● **Exercise task**:
Restate, exactly and without pictures, the lines from the start of the listing below through the line holding "const rightTicks = [0, 0.5, 1.0, 1.5];".

================

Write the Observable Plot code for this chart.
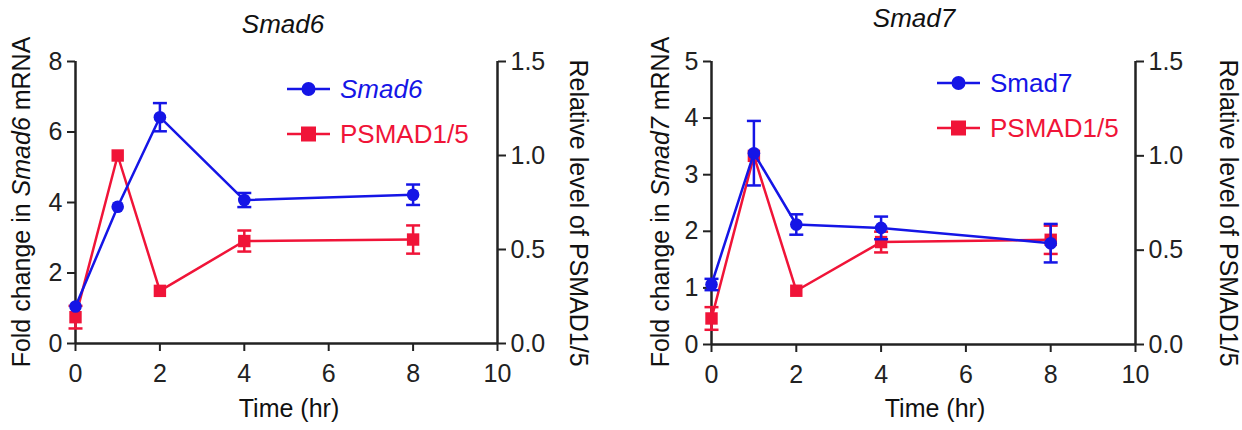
<!DOCTYPE html>
<html><head><meta charset="utf-8">
<script src="https://cdn.jsdelivr.net/npm/d3@7"></script>
<script src="https://cdn.jsdelivr.net/npm/@observablehq/plot@0.6"></script>
<style>
body{margin:0;background:#fff;font-family:"Liberation Sans",Arial,sans-serif;}
#row{display:flex;width:1242px;height:430px;}
</style></head><body><div id="row"></div>
<script>
// ---- data ----
const times = [0, 1, 2, 4, 8];
const smad6Mean = [1.05, 3.88, 6.42, 4.07, 4.22];
const smad6Err  = [0, 0, 0.40, 0.20, 0.29];
const psmadA_Mean = [0.14, 1.00, 0.28, 0.545, 0.553];
const psmadA_Err  = [0.06, 0, 0, 0.056, 0.075];
const smad7Mean = [1.06, 3.38, 2.12, 2.06, 1.79];
const smad7Err  = [0.10, 0.57, 0.18, 0.20, 0.34];
const psmadB_Mean = [0.138, 1.00, 0.285, 0.543, 0.555];
const psmadB_Err  = [0.06, 0, 0, 0.055, 0.075];
const xTicks = [0, 2, 4, 6, 8, 10];
const leftTicks6 = [0, 2, 4, 6, 8];
const leftTicks7 = [0, 1, 2, 3, 4, 5];
const rightTicks = [0, 0.5, 1.0, 1.5];

const BLUE = "#1515e6", RED = "#f01438", INK = "#222";
const FONT = '"Liberation Sans", Arial, sans-serif';
const FS = 25;
const capSymbol = {draw(ctx, size){ const w = Math.sqrt(size/Math.PI); ctx.moveTo(-w,0); ctx.lineTo(w,0); }};

function panel(o) {
  const k = o.yMax / 1.5;
  const blue = times.map((t,i)=>({t, v:o.blueMean[i], e:o.blueErr[i]}));
  const red = times.map((t,i)=>({t, v:o.redMean[i]*k, e:o.redErr[i]*k}));
  const errMarks = (data, color) => {
    const d = data.filter(p=>p.e>0);
    return [
      Plot.ruleX(d, {x:"t", y1:p=>p.v-p.e, y2:p=>p.v+p.e, stroke:color, strokeWidth:2.5}),
      Plot.dot(d, {x:"t", y:p=>p.v+p.e, symbol:capSymbol, r:7, stroke:color, fill:"none", strokeWidth:2.5}),
      Plot.dot(d, {x:"t", y:p=>p.v-p.e, symbol:capSymbol, r:7, stroke:color, fill:"none", strokeWidth:2.5})
    ];
  };
  const svg = Plot.plot({
    width:o.width, height:430,
    marginLeft:o.ml, marginRight:o.mr, marginTop:61, marginBottom:o.mb,
    x:{domain:[0,10]}, y:{domain:[0,o.yMax]},
    style:{fontFamily:FONT, fontSize:FS+"px", color:INK, background:"#fff", overflow:"visible"},
    marks:[
      Plot.axisX({ticks:xTicks, tickSize:8, tickPadding:13, tickFormat:d=>String(d), label:null, strokeWidth:2}),
      Plot.axisY({ticks:o.leftTicks, tickSize:8, tickPadding:5, tickFormat:d=>String(d), label:null, strokeWidth:2}),
      Plot.axisY({anchor:"right", ticks:rightTicks.map(v=>v*k), tickFormat:d=>(d/k).toFixed(1), tickSize:8, tickPadding:5, label:null, strokeWidth:2}),
      Plot.ruleX([0,10], {stroke:INK, strokeWidth:2.5}),
      Plot.ruleY([0], {stroke:INK, strokeWidth:2.5}),
      ...errMarks(red, RED),
      Plot.line(red, {x:"t", y:"v", stroke:RED, strokeWidth:2.5}),
      Plot.dot(red, {x:"t", y:"v", symbol:"square", r:7, fill:RED}),
      ...errMarks(blue, BLUE),
      Plot.line(blue, {x:"t", y:"v", stroke:BLUE, strokeWidth:2.5}),
      Plot.dot(blue, {x:"t", y:"v", symbol:"circle", r:6.3, fill:BLUE})
    ]
  });
  const s = d3.select(svg);
  const g = s.append("g").attr("font-family", FONT).attr("font-size", FS).attr("fill", "#111");
  // title
  g.append("text").attr("x", o.titleX).attr("y", o.titleY).attr("text-anchor","middle")
    .attr("font-size", 26).attr("font-style","italic").text(o.gene);
  // left label
  const ll = g.append("text").attr("transform",`translate(${o.leftLabelX},${o.labelY}) rotate(-90)`)
    .attr("text-anchor","middle").attr("dy","0.35em");
  ll.append("tspan").text("Fold change in ");
  ll.append("tspan").attr("font-style","italic").text(o.gene);
  ll.append("tspan").text(" mRNA");
  // right label
  g.append("text").attr("transform",`translate(${o.rightLabelX},${o.labelY + 11}) rotate(90)`)
    .attr("text-anchor","middle").attr("dy","0.35em").text("Relative level of PSMAD1/5");
  // x label
  g.append("text").attr("x", o.xLabelX).attr("y", 417).attr("text-anchor","middle").text("Time (hr)");
  // legend
  const items = [
    {label:o.gene, color:BLUE, italic:o.legendItalic, shape:"circle", y:o.legY},
    {label:"PSMAD1/5", color:RED, italic:false, shape:"square", y:o.legY+45}
  ];
  for (const it of items) {
    const lg = s.append("g");
    lg.append("line").attr("x1", o.legX).attr("x2", o.legX+43).attr("y1", it.y).attr("y2", it.y)
      .attr("stroke", it.color).attr("stroke-width", 2.5);
    if (it.shape === "circle") lg.append("circle").attr("cx", o.legX+21.5).attr("cy", it.y).attr("r", 7).attr("fill", it.color);
    else lg.append("rect").attr("x", o.legX+21.5-7.5).attr("y", it.y-7.5).attr("width", 15).attr("height", 15).attr("fill", it.color);
    lg.append("text").attr("x", o.legX+53).attr("y", it.y).attr("dy","0.36em").attr("text-anchor","start")
      .attr("font-family", FONT).attr("font-size", 26).attr("fill", it.color)
      .attr("font-style", it.italic ? "italic" : "normal").text(it.label);
  }
  return svg;
}

const row = document.getElementById("row");
row.append(panel({
  width:620, ml:75, mr:123, mb:87, yMax:8, leftTicks:leftTicks6,
  blueMean:smad6Mean, blueErr:smad6Err, redMean:psmadA_Mean, redErr:psmadA_Err,
  gene:"Smad6", legendItalic:true, titleX:283, titleY:33,
  leftLabelX:21, rightLabelX:579, labelY:202, xLabelX:289, legX:287, legY:89
}));
row.append(panel({
  width:622, ml:91, mr:107, mb:86, yMax:5, leftTicks:leftTicks7,
  blueMean:smad7Mean, blueErr:smad7Err, redMean:psmadB_Mean, redErr:psmadB_Err,
  gene:"Smad7", legendItalic:false, titleX:294, titleY:27,
  leftLabelX:40, rightLabelX:609, labelY:202, xLabelX:315, legX:317, legY:83
}));
</script></body></html>
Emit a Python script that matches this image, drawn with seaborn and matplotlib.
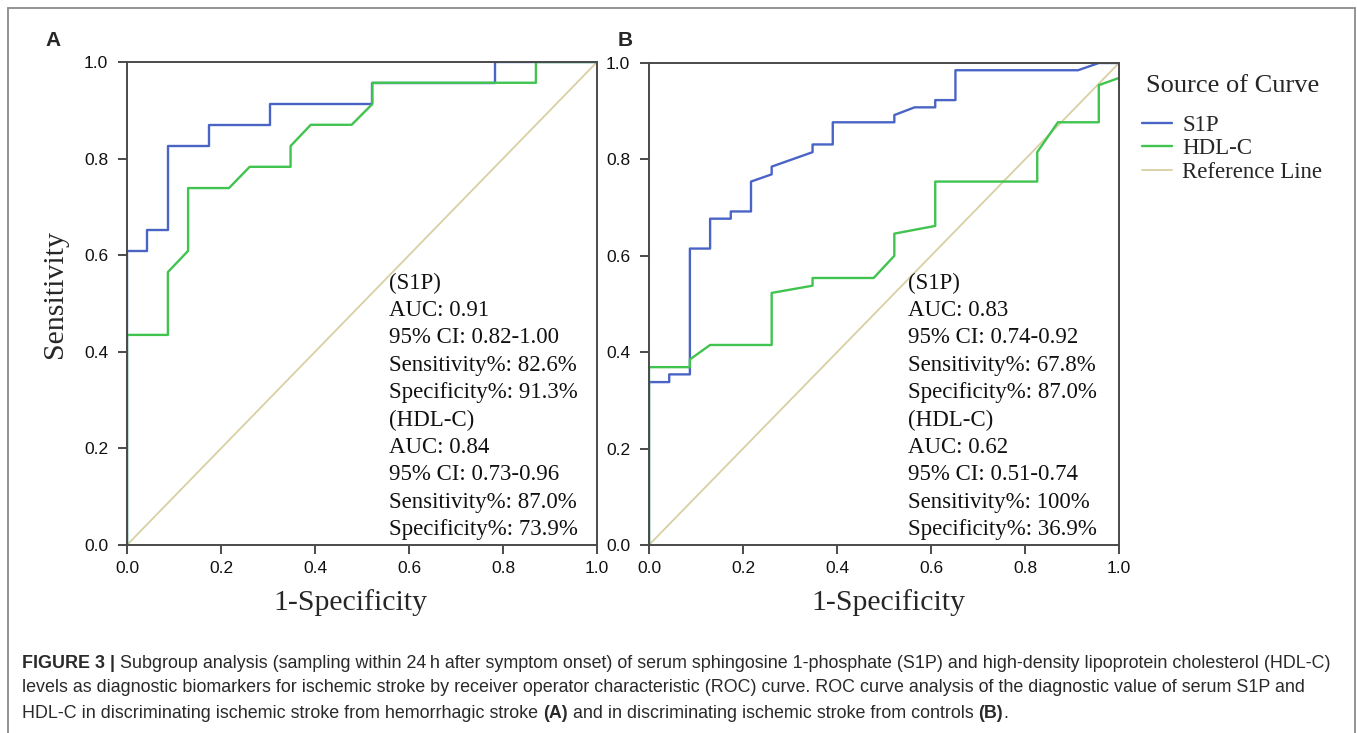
import matplotlib
matplotlib.use("Agg")
import matplotlib.pyplot as plt
import seaborn as sns
from matplotlib.patches import Rectangle

# ROC curve points
fpr_a_s1p = [0, 0, 0.043, 0.043, 0.087, 0.087, 0.174, 0.174, 0.304, 0.304, 0.522, 0.522, 0.783, 0.783, 1.0]
tpr_a_s1p = [0, 0.609, 0.609, 0.652, 0.652, 0.826, 0.826, 0.870, 0.870, 0.913, 0.913, 0.957, 0.957, 1.0, 1.0]

fpr_a_hdl = [0, 0, 0.087, 0.087, 0.130, 0.130, 0.217, 0.261, 0.348, 0.348, 0.391, 0.478, 0.522, 0.522, 0.870, 0.870, 1.0]
tpr_a_hdl = [0, 0.435, 0.435, 0.565, 0.609, 0.739, 0.739, 0.783, 0.783, 0.826, 0.870, 0.870, 0.913, 0.957, 0.957, 1.0, 1.0]

fpr_b_s1p = [0, 0, 0.043, 0.043, 0.087, 0.087, 0.130, 0.130, 0.174, 0.174, 0.217, 0.217, 0.261, 0.261,
             0.348, 0.348, 0.391, 0.391, 0.522, 0.522, 0.565, 0.609, 0.609, 0.652, 0.652, 0.913, 0.957, 1.0]
tpr_b_s1p = [0, 0.338, 0.338, 0.354, 0.354, 0.615, 0.615, 0.677, 0.677, 0.692, 0.692, 0.754, 0.769, 0.785,
             0.815, 0.831, 0.831, 0.877, 0.877, 0.892, 0.908, 0.908, 0.923, 0.923, 0.985, 0.985, 1.0, 1.0]

fpr_b_hdl = [0, 0, 0.087, 0.087, 0.130, 0.261, 0.261, 0.348, 0.348, 0.478, 0.522, 0.522, 0.609, 0.609,
             0.826, 0.826, 0.870, 0.957, 0.957, 1.0]
tpr_b_hdl = [0, 0.369, 0.369, 0.385, 0.415, 0.415, 0.523, 0.538, 0.554, 0.554, 0.600, 0.646, 0.662, 0.754,
             0.754, 0.815, 0.877, 0.877, 0.954, 0.969]

ref_line = [0, 1]

stats_a = ["(S1P)", "AUC: 0.91", "95% CI: 0.82-1.00", "Sensitivity%: 82.6%", "Specificity%: 91.3%",
           "(HDL-C)", "AUC: 0.84", "95% CI: 0.73-0.96", "Sensitivity%: 87.0%", "Specificity%: 73.9%"]
stats_b = ["(S1P)", "AUC: 0.83", "95% CI: 0.74-0.92", "Sensitivity%: 67.8%", "Specificity%: 87.0%",
           "(HDL-C)", "AUC: 0.62", "95% CI: 0.51-0.74", "Sensitivity%: 100%", "Specificity%: 36.9%"]

ticks = [0.0, 0.2, 0.4, 0.6, 0.8, 1.0]

c_s1p = "#4a64c6"
c_hdl = "#41c350"
c_ref = "#d8d0a2"

sns.set_style("white")
plt.rcParams["font.family"] = ["Liberation Sans", "DejaVu Sans"]
serif = "Liberation Serif"

W, H = 1357, 733
fig = plt.figure(figsize=(W / 100, H / 100), dpi=100)

def px_box(x0, y0, x1, y1):
    return [x0 / W, 1 - y1 / H, (x1 - x0) / W, (y1 - y0) / H]

ax_a = fig.add_axes(px_box(127, 62, 597, 545))
ax_b = fig.add_axes(px_box(649, 63, 1119, 545))

panels = [
    (ax_a, fpr_a_s1p, tpr_a_s1p, fpr_a_hdl, tpr_a_hdl, stats_a, 389, 350),
    (ax_b, fpr_b_s1p, tpr_b_s1p, fpr_b_hdl, tpr_b_hdl, stats_b, 908, 888),
]

for ax, fs, ts, fh, th, stats, tx, lx in panels:
    sns.lineplot(x=ref_line, y=ref_line, color=c_ref, lw=1.3, ax=ax, label="Reference Line")
    sns.lineplot(x=fs, y=ts, sort=False, estimator=None, color=c_s1p, lw=1.7, ax=ax, label="S1P")
    sns.lineplot(x=fh, y=th, sort=False, estimator=None, color=c_hdl, lw=1.7, ax=ax, label="HDL-C")
    ax.get_legend().remove()
    ax.set_xlim(0, 1)
    ax.set_ylim(0, 1)
    ax.set_xticks(ticks)
    ax.set_yticks(ticks)
    ax.set_xticklabels([f"{t:.1f}" for t in ticks])
    ax.set_yticklabels([f"{t:.1f}" for t in ticks])
    for sp in ax.spines.values():
        sp.set_color("#4a4a4a")
        sp.set_linewidth(1.4)
    ax.tick_params(axis="both", direction="out", length=6.5, width=1.4, color="#4a4a4a",
                   labelsize=12.5, labelcolor="#111111", left=True, bottom=True)
    ax.tick_params(axis="y", pad=7)
    ax.tick_params(axis="x", pad=5)
    ax.set_xlabel("1-Specificity", fontsize=21.5, family=serif)
    ax.xaxis.set_label_coords((lx - ax.get_position().x0 * W) / 470, -0.092, transform=ax.transAxes)
    ax.set_ylabel("")
    for i, line in enumerate(stats):
        fig.text(tx / W, 1 - (283 + 27.4 * i) / H, line, ha="left", va="center",
                 fontsize=16.5, family=serif, color="#111111")

ax_a.set_ylabel("Sensitivity", fontsize=21.5, family=serif)
ax_a.yaxis.set_label_coords(-0.125, 0.52)

fig.text(53 / W, 1 - 41 / H, "A", fontsize=15, fontweight="bold", ha="center", va="center")
fig.text(625 / W, 1 - 41 / H, "B", fontsize=15, fontweight="bold", ha="center", va="center")

# legend
fig.text(1146 / W, 1 - 86 / H, "Source of Curve", fontsize=19, family=serif, ha="left", va="center")
h, l = ax_b.get_legend_handles_labels()
order = [1, 2, 0]
fig.legend([h[i] for i in order], [l[i] for i in order], loc="upper left",
           bbox_to_anchor=(1142 / W, 1 - 115 / H), frameon=False, borderaxespad=0, borderpad=0,
           prop={"family": serif, "size": 16.5}, handlelength=1.3, handletextpad=0.45,
           labelspacing=0.1)

# outer frame
fig.patches.append(Rectangle((8 / W, -0.02), (1355 - 8) / W, 1 - 8 / H + 0.02,
                             transform=fig.transFigure, fill=False, edgecolor="#8a8a8a",
                             linewidth=1.3))

# caption
cap_lines = [
    [("FIGURE 3 |", "bold"), (" Subgroup analysis (sampling within 24\u2009h after symptom onset) of serum "
     "sphingosine 1-phosphate (S1P) and high-density lipoprotein cholesterol (HDL-C)", "normal")],
    [("levels as diagnostic biomarkers for ischemic stroke by receiver operator characteristic (ROC) curve. "
      "ROC curve analysis of the diagnostic value of serum S1P and", "normal")],
    [("HDL-C in discriminating ischemic stroke from hemorrhagic stroke ", "normal"), ("(A)", "bold"),
     (" and in discriminating ischemic stroke from controls ", "normal"), ("(B)", "bold"), (".", "normal")],
]
cap_y = [663, 688, 713]

fig.canvas.draw()
renderer = fig.canvas.get_renderer()
for segs, yy in zip(cap_lines, cap_y):
    x = 22
    for s, wt in segs:
        t = fig.text(x / W, 1 - yy / H, s, fontsize=12.9, fontweight=wt, color="#2a2a2a",
                     ha="left", va="center", family=["Liberation Sans", "DejaVu Sans"])
        bb = t.get_window_extent(renderer)
        x += bb.width

fig.savefig("out.png", dpi=100)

================

● **Solution for this task**:
Write the Observable Plot code for this chart.
<!DOCTYPE html>
<html><head><meta charset="utf-8">
<script src="https://cdn.jsdelivr.net/npm/d3@7"></script>
<script src="https://cdn.jsdelivr.net/npm/@observablehq/plot@0.6"></script>
<style>
body{margin:0;background:#fff;font-family:"Liberation Sans",Arial,sans-serif;}
#row{display:flex;width:1242px;height:430px;}
</style></head><body><div id="row"></div>
<script>
// ---- data ----
const times = [0, 1, 2, 4, 8];
const smad6Mean = [1.05, 3.88, 6.42, 4.07, 4.22];
const smad6Err  = [0, 0, 0.40, 0.20, 0.29];
const psmadA_Mean = [0.14, 1.00, 0.28, 0.545, 0.553];
const psmadA_Err  = [0.06, 0, 0, 0.056, 0.075];
const smad7Mean = [1.06, 3.38, 2.12, 2.06, 1.79];
const smad7Err  = [0.10, 0.57, 0.18, 0.20, 0.34];
const psmadB_Mean = [0.138, 1.00, 0.285, 0.543, 0.555];
const psmadB_Err  = [0.06, 0, 0, 0.055, 0.075];
const xTicks = [0, 2, 4, 6, 8, 10];
const leftTicks6 = [0, 2, 4, 6, 8];
const leftTicks7 = [0, 1, 2, 3, 4, 5];
const rightTicks = [0, 0.5, 1.0, 1.5];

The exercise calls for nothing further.